For the month of December, the same residents that were interviewed reported being charged different amounts than each other, a change from the equivalent costs of November. U Club Binghamton did not announce a change in their utility fee allocation processes.

Residents have also reported trouble in contacting U Club Binghamton management with questions on the addendum. Martinez wrote that student employees were not well-informed on the subject and higher management was unavailable.

“A majority of the front desk workers are [Binghamton University] students and I can imagine they don’t know much more since most … are residents too,” Martinez wrote. “As for the upper management staff, they have been coincidentally unavailable in meetings no matter what time I go and I’m apparently not allowed to book an appointment either.”

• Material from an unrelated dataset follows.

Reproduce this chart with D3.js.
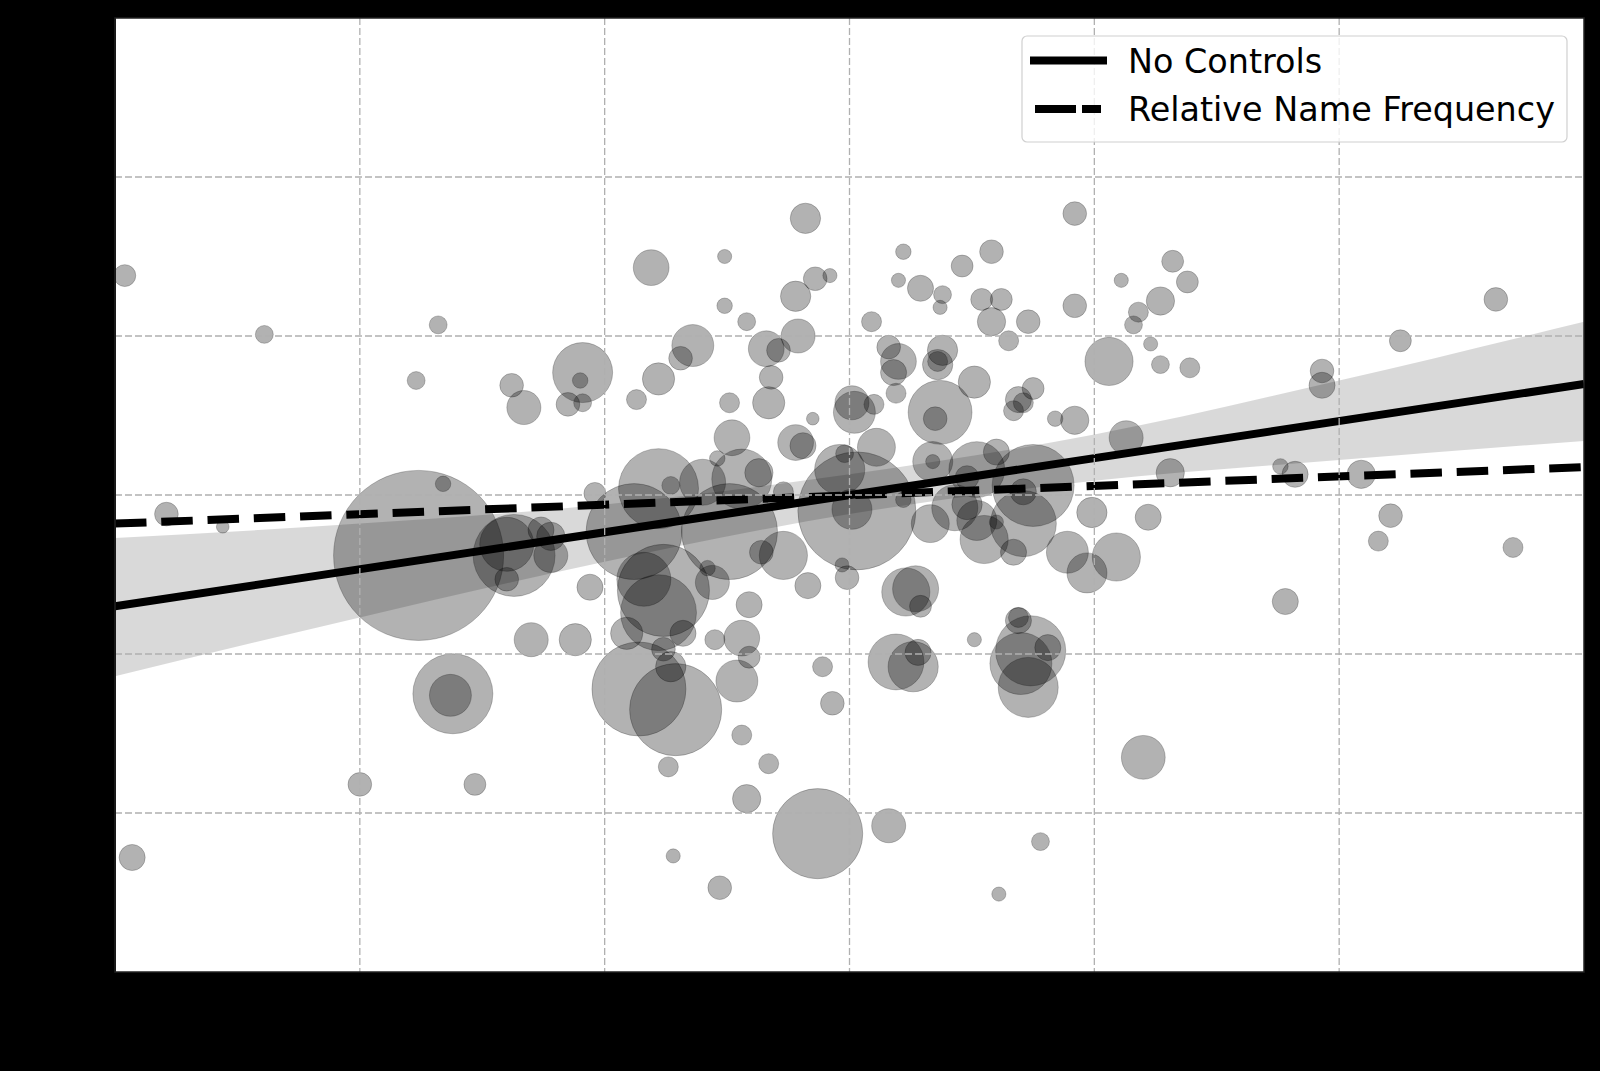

U Club Binghamton is already one of the more expensive student housing options in the area, with yearly leases ranging from around $800 to $1100 per month depending on the floor plan. Currently, the cheapest floor plan offered by U Club Binghamton is $869 per month. The addition of a service fee to this bill adds to the monthly costs of all residents.

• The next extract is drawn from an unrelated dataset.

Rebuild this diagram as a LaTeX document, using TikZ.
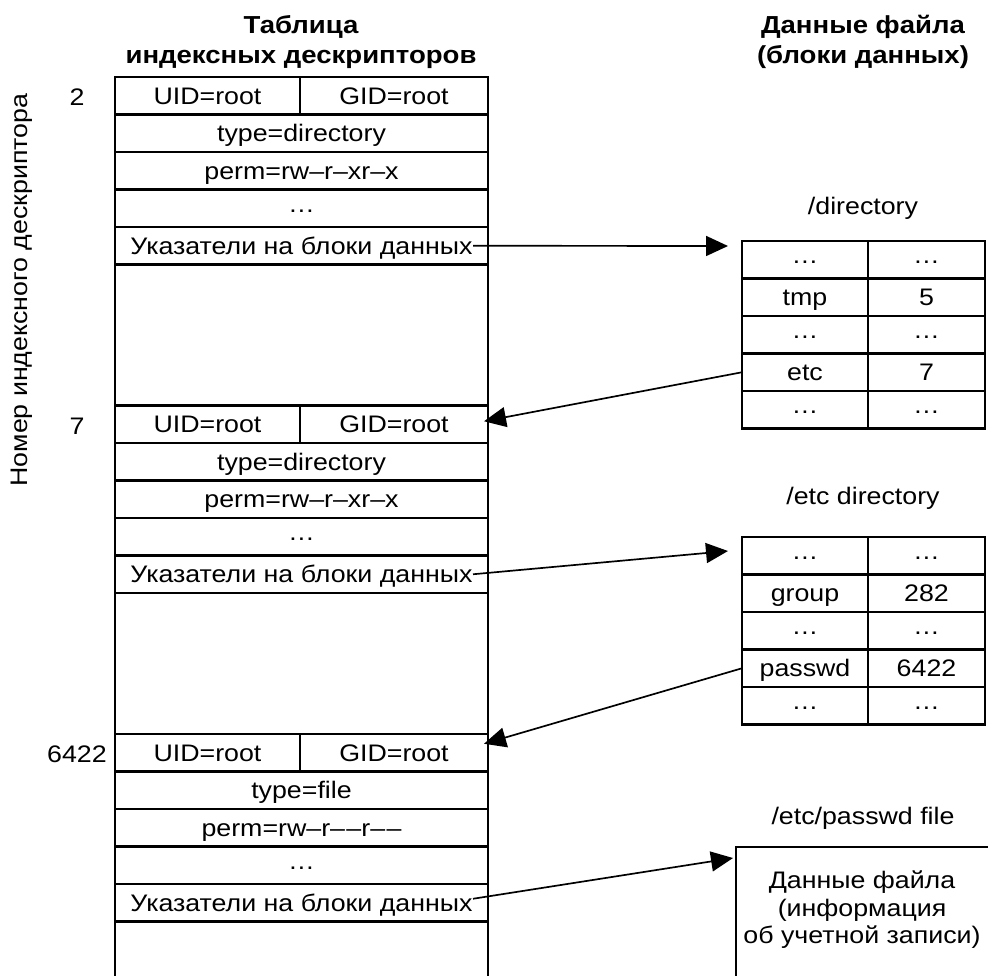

Kassandra Roberts, general manager of U Club Binghamton, wrote in an email that the addendum was added for sustainability purposes.

“Our residents are aware of the utility addendum in the lease, which is common in student housing and overall residents have been accepting of covering the water charge, which is generally around $15 per month,” Roberts wrote. “Sustainability is important to us at U Club Binghamton and we want to engage our residents in the conservation of natural resources. We will be implementing a conservation program for residents with information and tips on how to reduce energy and water usage, which not only helps save costs, but is also good for the planet.”

KT Fitzgerald, a junior double-majoring in psychology and women, gender and sexuality studies, has advocated for housing rights and was part of a recent Student Association (SA) initiative to survey students and expose untrustworthy landlords. Fitzgerald first heard about the addendum in a GroupMe for BU tenants, and has tried to give students options on how to go about the new fees.

“Unfortunately, some U Club [Binghamton] residents cannot afford the unexpected costs and were left scrambling for solutions, whether that be challenging the addendum via organizing or legal means, or needing to break the lease and find a new place to live,” Fitzgerald wrote. “To me, this addendum is deceptive, it is predatory, it is greedy and it is unfair not only to U Club Binghamton residents, but to our wider community that is negatively impacted by price hikes in housing fees and gentrified housing developments.”

An option for off-campus students seeking legal advice on their leases is to reach out to the Off Campus College (OCC) Legal Clinic, which offers free legal advice to all BU students. However, Nicholas Scarantino, who is currently the only attorney listed online as available in the Clinic, is an attorney at Levene Gouldin & Thompson, LLP, which represents U Club Binghamton and cannot aid students with legal issues regarding U Club Binghamton.

Fitzgerald wrote that BU needs to do more for students facing concerns with housing off campus.

“Frankly, the University needs to step in and make students aware of the community’s housing crisis and what that involves,” Fitzgerald wrote. “The SA, [New York Public Interest Research Group (NYPIRG)] and Stakeholders [of Broome County] recently did a great job hosting an event dedicated to providing students with this information, but more should be done by the University itself to combat these issues. Additionally, the University’s free OCC Legal Clinic for students should offer representation that does not present such a major conflict of interest.”